Gomez was on his way to church in August 2014 when a minivan T-boned his pickup truck on North Crestline Street. The Spokane police officer who responded to the crash scene, Mylissa Coleman, cited the other driver, who was white, and allowed him to leave, according to court documents.
But Coleman did not return Gomez's driver's license, effectively detaining him. Meanwhile, she called (or directed another officer to call) U.S. Border Patrol and asked if they had "any interest" in Gomez.
"The officer didn't even even deign to ask him questions," Adams says. "Based only on her assumptions, she immediately reached out to Border Patrol. And even more outrageous, is [Mr. Gomez] was a victim in an accident, and she's not concerned about that. She acted only on her prejudices."
As it turned out, Gomez is in the country illegally.
Border Patrol agents arrested Gomez from the accident scene, and he was then transported to the Northwest Detention Center in Tacoma, where he was detained for about a month, Adams says. Gomez, backed by the ACLU of Washington and the Northwest Immigrant Rights Project, filed a lawsuit against Coleman and the city last August.
This week, the ACLU announced the case has settled.
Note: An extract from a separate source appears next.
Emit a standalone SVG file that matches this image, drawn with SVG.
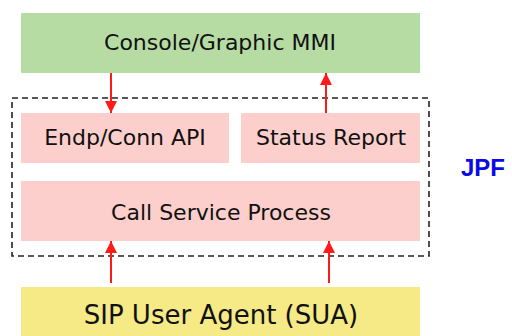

As part of that deal, SPD has agreed to update its policy manual and train its officers on the changes. The city will also pay Gomez $49,000 in damages, according to the settlement agreement.
Although local police officers cannot detain people based purely on the suspicion that they are in the country illegally, they are also not required to ignore that fact if it comes out during an investigation, Meidl clarifies.
"We know we have cartel members from Mexico who are here illegally," Meidl says. "If you're investigating them for heroin and find out in the course of that investigation that they're undocumented, you're not required to turn a blind eye."
The policy changes come after the city of Spokane codified a piece of SPD's internal policy in 2014, which directed officers not to ask about people's immigration status. The reason was so that people could call 911 for help and not worry about getting deported. That law is central to the debate over whether or not Spokane is a sanctuary city
"I have lived in this community for many years, and to suddenly have the police turn against me after being a victim in the accident really turned my life upside down," Gomez says in a statement released by the ACLU. "I am happy for this settlement. I want to be able to trust the police."
Gomez is currently out of custody and has submitted an application for legal permanent residency in the U.S., Adams says. But that process can sometimes drag on for years.
"I don't think this is a one-time thing," Adams says. "That's why in the settlement we insisted on more than just money. We are grateful that Spokane recognized the problem and agreed to work with us."
A previous version of this article identified Matt Adams as an ACLU attorney. Adams is the legal director for the Northwest Immigrant Rights Project, not an ACLU attorney.